Architekten gibt es so viele verschiedene, wie es verschiedene Gebäude auf dieser Welt gibt. In unserem ganzheitlichen Verständnis der Architektur – von der ersten Entwurfsskizze bis zur Bauvollendung – sehen wir das gute Kommunizieren und Moderieren als zentrale Eigenschaft. Mit Sensibilität und Empathie muss ein Architekt einen Perspektivenwechsel vollziehen können, um die Bedürfnisse aller Beteiligten zu interpretieren und zusammen mit den eigenen Wert- und Architekturvorstellungen in einem Projekt zu bündeln.

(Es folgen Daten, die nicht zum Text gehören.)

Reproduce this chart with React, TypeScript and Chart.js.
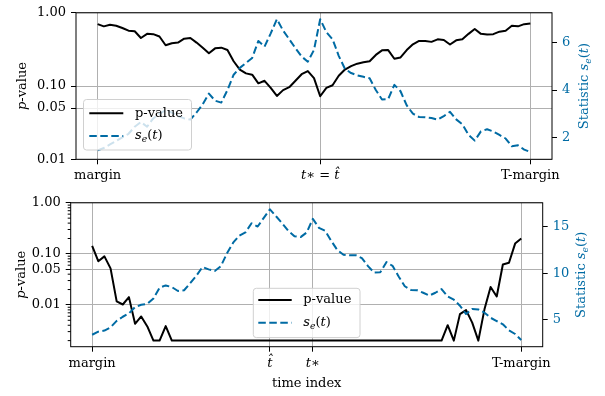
import React, { useEffect, useRef } from 'react';
import { Chart, registerables } from 'chart.js';
Chart.register(...registerables);

const FONT = '"DejaVu Serif", serif';
const BLUE = '#006BA4';
const GRID = '#b0b0b0';

// tick positions / labels
const xTickPosTop = [0, 36, 70];
const xTickLabTop = ['margin', 't∗ = t̂', 'T-margin'];
const xTickPosBot = [0, 29, 36, 70];
const xTickLabBot = ['margin', 't̂', 't∗', 'T-margin'];
const pTicks = [0.01, 0.05, 0.1, 1];
const sTicksTop = [2, 4, 6];
const sTicksBot = [5, 10, 15];
const pMinorBot = [0.002, 0.003, 0.004, 0.005, 0.006, 0.007, 0.008, 0.009, 0.02, 0.03, 0.04, 0.06, 0.07, 0.08, 0.09, 0.2, 0.3, 0.4, 0.5, 0.6, 0.7, 0.8, 0.9];

// top panel series
const pTop = [0.70, 0.653, 0.685, 0.665, 0.62, 0.57, 0.56, 0.453, 0.516, 0.511,
  0.475, 0.361, 0.384, 0.392, 0.443, 0.453, 0.392, 0.334, 0.28, 0.327,
  0.334, 0.31, 0.218, 0.168, 0.149, 0.143, 0.109, 0.118, 0.0944, 0.0733,
  0.088, 0.0964, 0.118, 0.145, 0.16, 0.128, 0.0726, 0.0944, 0.1025, 0.138,
  0.168, 0.187, 0.202, 0.211, 0.218, 0.266, 0.307, 0.31, 0.236, 0.246,
  0.31, 0.372, 0.413, 0.413, 0.401, 0.434, 0.426, 0.369, 0.421, 0.434,
  0.516, 0.601, 0.516, 0.505, 0.511, 0.553, 0.57, 0.665, 0.653, 0.70, 0.715];
const sTop = [1.45, 1.55, 1.7, 1.85, 2.0, 2.15, 2.45, 2.65, 2.45, 2.8,
  3.0, 3.15, 3.05, 2.9, 2.8, 2.75, 3.05, 3.4, 3.85, 3.55,
  3.47, 4.0, 4.65, 4.94, 5.15, 5.36, 6.08, 5.84, 6.4, 7.0,
  6.52, 6.15, 5.77, 5.42, 5.2, 5.7, 7.0, 6.45, 6.15, 5.45,
  4.9, 4.72, 4.62, 4.56, 4.5, 4.0, 3.6, 3.62, 4.22, 3.95,
  3.35, 3.0, 2.86, 2.85, 2.82, 2.75, 2.9, 3.08, 2.76, 2.55,
  2.1, 1.86, 2.25, 2.34, 2.25, 2.1, 1.95, 1.62, 1.66, 1.48, 1.38];

// bottom panel series
const pBot = [0.144, 0.0718, 0.0893, 0.052, 0.0117, 0.0102, 0.0142, 0.00427, 0.00594, 0.00379,
  0.002, 0.002, 0.00385, 0.002, 0.002, 0.002, 0.002, 0.002, 0.002, 0.002,
  0.002, 0.002, 0.002, 0.002, 0.002, 0.002, 0.002, 0.002, 0.002, 0.002,
  0.002, 0.002, 0.002, 0.002, 0.002, 0.002, 0.002, 0.002, 0.002, 0.002,
  0.002, 0.002, 0.002, 0.002, 0.002, 0.002, 0.002, 0.002, 0.002, 0.002,
  0.002, 0.002, 0.002, 0.002, 0.002, 0.002, 0.002, 0.002, 0.004, 0.002,
  0.0066, 0.0079, 0.0045, 0.002, 0.0082, 0.0225, 0.0146, 0.062, 0.0668, 0.159, 0.2];
const sBot = [3.37, 3.7, 3.82, 4.17, 4.86, 5.31, 5.67, 6.35, 6.6, 6.7,
  7.29, 8.44, 8.69, 8.51, 8.09, 8.17, 8.93, 9.73, 10.67, 10.42,
  10.25, 10.77, 12.16, 13.3, 14.06, 14.41, 15.39, 15.04, 15.98, 16.9,
  16.15, 15.39, 14.58, 14.0, 13.9, 14.4, 15.87, 14.9, 14.58, 13.5,
  12.5, 12.0, 11.95, 11.95, 11.64, 10.77, 10.07, 10.1, 11.2, 10.8,
  9.65, 8.6, 8.2, 8.17, 7.9, 7.6, 7.9, 8.3, 7.5, 7.15,
  6.5, 5.6, 6.15, 6.1, 5.75, 5.2, 4.85, 4.5, 3.85, 3.45, 2.8];

type Part = { t: string; it?: boolean; sub?: boolean };
const P_LABEL: Part[] = [{ t: 'p', it: true }, { t: '-value' }];
const S_LABEL: Part[] = [{ t: 's', it: true }, { t: 'e', it: true, sub: true }, { t: '(' }, { t: 't', it: true }, { t: ')' }];
const STAT_LABEL: Part[] = [{ t: 'Statistic ' }, ...S_LABEL];

function drawRich(ctx: CanvasRenderingContext2D, parts: Part[], x: number, y: number, size: number, color: string, rot: number, align: 'center' | 'left') {
  ctx.save();
  ctx.translate(x, y);
  ctx.rotate(rot);
  const fnt = (p: Part) => `${p.it ? 'italic ' : ''}${p.sub ? size * 0.72 : size}px ${FONT}`;
  let total = 0;
  const widths = parts.map((p) => { ctx.font = fnt(p); const w = ctx.measureText(p.t).width; total += w; return w; });
  let cx = align === 'center' ? -total / 2 : 0;
  ctx.fillStyle = color;
  ctx.textBaseline = 'middle';
  ctx.textAlign = 'left';
  parts.forEach((p, i) => { ctx.font = fnt(p); ctx.fillText(p.t, cx, p.sub ? size * 0.28 : 0); cx += widths[i]; });
  ctx.restore();
}

type Opts = {
  p: number[]; s: number[]; pMin: number; sMin: number; sMax: number; sTicks: number[];
  xPos: number[]; xLab: string[]; xTitle: boolean; padTop: number; yLW: number; yRW: number; xH: number;
  leftTitleX: number; rightTitleX: number; minor: number[];
  legend: { x: number; y: number; w: number; h: number; rows: number[]; lx0: number; lx1: number; tx: number };
};

function buildChart(canvas: HTMLCanvasElement, o: Opts) {
  const toPts = (arr: number[]) => arr.map((v, i) => ({ x: i, y: v }));
  const deco = {
    id: 'deco',
    afterDatasetsDraw(chart: any) {
      const { ctx, chartArea: a } = chart;
      ctx.save();
      ctx.strokeStyle = '#000';
      ctx.lineWidth = 1;
      const ys = chart.scales.y;
      ctx.beginPath();
      o.minor.forEach((v) => {
        const py = ys.getPixelForValue(v);
        ctx.moveTo(a.left - 3, py);
        ctx.lineTo(a.left, py);
      });
      ctx.stroke();
      ctx.strokeRect(a.left, a.top, a.right - a.left, a.bottom - a.top);
      ctx.restore();
    },
    afterDraw(chart: any) {
      const { ctx, chartArea: a } = chart;
      const cy = (a.top + a.bottom) / 2;
      drawRich(ctx, P_LABEL, o.leftTitleX, cy, 13, '#000', -Math.PI / 2, 'center');
      drawRich(ctx, STAT_LABEL, o.rightTitleX, cy, 13, BLUE, -Math.PI / 2, 'center');
      const L = o.legend;
      ctx.save();
      ctx.beginPath();
      ctx.roundRect(L.x, L.y, L.w, L.h, 3);
      ctx.fillStyle = 'rgba(255,255,255,0.8)';
      ctx.fill();
      ctx.strokeStyle = '#d0d0d0';
      ctx.lineWidth = 1;
      ctx.stroke();
      ctx.lineWidth = 2;
      ctx.strokeStyle = '#000';
      ctx.beginPath();
      ctx.moveTo(L.lx0, L.rows[0]);
      ctx.lineTo(L.lx1, L.rows[0]);
      ctx.stroke();
      ctx.strokeStyle = BLUE;
      ctx.setLineDash([7.5, 3.5]);
      ctx.beginPath();
      ctx.moveTo(L.lx0, L.rows[1]);
      ctx.lineTo(L.lx1, L.rows[1]);
      ctx.stroke();
      ctx.restore();
      drawRich(ctx, [{ t: 'p-value' }], L.tx, L.rows[0], 13, '#000', 0, 'left');
      drawRich(ctx, S_LABEL, L.tx, L.rows[1], 13, '#000', 0, 'left');
    },
  };
  return new Chart(canvas, {
    type: 'line',
    data: {
      datasets: [
        { label: 's_e(t)', data: toPts(o.s), yAxisID: 'y2', borderColor: BLUE, borderWidth: 2, borderDash: [7.5, 3.5], pointRadius: 0, tension: 0, fill: false, borderJoinStyle: 'round' },
        { label: 'p-value', data: toPts(o.p), yAxisID: 'y', borderColor: '#000', borderWidth: 2, pointRadius: 0, tension: 0, fill: false, borderJoinStyle: 'round' },
      ],
    } as any,
    options: {
      animation: false,
      responsive: false,
      events: [],
      layout: { padding: { top: o.padTop, left: 0, right: 0, bottom: 0 } },
      plugins: { legend: { display: false }, tooltip: { enabled: false } },
      scales: {
        x: {
          type: 'linear', min: -3.5, max: 73.5,
          afterBuildTicks: (s: any) => { s.ticks = o.xPos.map((v) => ({ value: v })); },
          afterFit: (s: any) => { s.height = o.xH; },
          ticks: {
            autoSkip: false, maxRotation: 0, color: '#000', padding: 4,
            callback: (_v: any, i: number) => o.xLab[i],
            font: (c: any) => ({ family: FONT, size: 13, style: c.index !== undefined && o.xLab[c.index] && o.xLab[c.index].startsWith('t') ? 'italic' : 'normal' }),
          },
          grid: { color: GRID, lineWidth: 1, tickColor: '#000', tickLength: 5 },
          border: { display: false },
          title: { display: o.xTitle, text: 'time index', color: '#000', font: { family: FONT, size: 13 }, padding: { top: 0, bottom: 5 } },
        },
        y: {
          type: 'logarithmic', position: 'left', min: o.pMin, max: 1,
          afterBuildTicks: (s: any) => { s.ticks = pTicks.map((v) => ({ value: v })); },
          afterFit: (s: any) => { s.width = o.yLW; },
          ticks: { autoSkip: false, color: '#000', padding: 5, font: { family: FONT, size: 13 }, callback: (v: any) => Number(v).toFixed(2) },
          grid: { color: GRID, lineWidth: 1, tickColor: '#000', tickLength: 5 },
          border: { display: false },
        },
        y2: {
          type: 'linear', position: 'right', min: o.sMin, max: o.sMax,
          afterBuildTicks: (s: any) => { s.ticks = o.sTicks.map((v) => ({ value: v })); },
          afterFit: (s: any) => { s.width = o.yRW; },
          ticks: { autoSkip: false, color: BLUE, padding: 5, font: { family: FONT, size: 13 } },
          grid: { drawOnChartArea: false, tickColor: '#000', tickLength: 5 },
          border: { display: false },
        },
      },
    } as any,
    plugins: [deco],
  });
}

export default function App() {
  const topRef = useRef<HTMLCanvasElement>(null);
  const botRef = useRef<HTMLCanvasElement>(null);
  useEffect(() => {
    const c1 = buildChart(topRef.current!, {
      p: pTop, s: sTop, pMin: 0.01, sMin: 1.07, sMax: 7.27, sTicks: sTicksTop,
      xPos: xTickPosTop, xLab: xTickLabTop, xTitle: false, padTop: 8.3, yLW: 76, yRW: 53, xH: 30.7,
      leftTitleX: 23, rightTitleX: 584.5, minor: [],
      legend: { x: 83.5, y: 99.5, w: 108, h: 50.5, rows: [113.3, 136], lx0: 89.3, lx1: 123.3, tx: 135 },
    });
    const c2 = buildChart(botRef.current!, {
      p: pBot, s: sBot, pMin: 0.00152, sMin: 2.08, sMax: 17.6, sTicks: sTicksBot,
      xPos: xTickPosBot, xLab: xTickLabBot, xTitle: true, padTop: 7.7, yLW: 70.7, yRW: 62.3, xH: 49.3,
      leftTitleX: 22, rightTitleX: 581.5, minor: pMinorBot,
      legend: { x: 253.3, y: 98.3, w: 106.7, h: 49.3, rows: [110, 132.7], lx0: 258.3, lx1: 291.7, tx: 303.3 },
    });
    return () => { c1.destroy(); c2.destroy(); };
  }, []);
  return (
    <div style={{ position: 'absolute', left: 0, top: 0, width: 605, height: 396, background: '#fff' }}>
      <canvas ref={topRef} width={605} height={190} style={{ position: 'absolute', left: 0, top: 0, width: 605, height: 190 }} />
      <canvas ref={botRef} width={605} height={206} style={{ position: 'absolute', left: 0, top: 190, width: 605, height: 206 }} />
    </div>
  );
}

Dabei darf man nie müde werden, mit viel Neugier Neues zu lernen und neue Lösungen zu finden.
Welche Rolle spielt der Architekt in der Gesellschaft?
Die Architektur formt unsere Umwelt und prägt wesentlich wie wir wohnen, arbeiten und leben. Somit bringt unser Schaffen als praktizierende Architekten eine grosse gesellschaftliche Verantwortung mit sich. Die Herausforderungen unserer Zeit verändern unsere Baukultur grundlegend. So sind namentlich die energetische und soziale Nachhaltigkeit, der reduzierte Flächenverbrauch pro Kopf, die Eindämmung der Zersiedelung unseres Landes wie auch der Umgang mit bestehenden Gebäuden und die Digitalisierung zentrale Aspekte unserer Arbeit – um nur einige Punkte zu nennen. Die daraus entstehende Diskussion sollte alle am Bau beteiligten Personen und idealerweise auch die Öffentlichkeit für diese Themen sensibilisieren.
Welche Rolle sollte heute die Politik gegenüber der Architektur spielen?
Gebaute Architektur findet in der Öffentlichkeit statt und ist somit grundlegend politisch. Folglich sind wir Teil dieses politischen Prozesses. Dabei sollte die Politik in enger Diskussion mit allen Beteiligten und Fachverbänden architektonische Visionen ermöglichen und diese in der Umsetzung fördern und gleichzeitig auch Verantwortung für die bestehende Baukultur übernehmen. Zentral für uns ist dabei die Anerkennung der Wichtigkeit des öffentlichen Raums für das Zusammenleben in unserer Gesellschaft. Von der Gestaltung der Plätze und Strassen, Freiräume bis hin zum Ausdruck der Fassaden.
Kann Architektur die Welt verbessern?
Ja, wir als Architekten können dazu beitragen, unsere gebaute Umwelt zu gestalten, schöner und lebenswerter zu machen.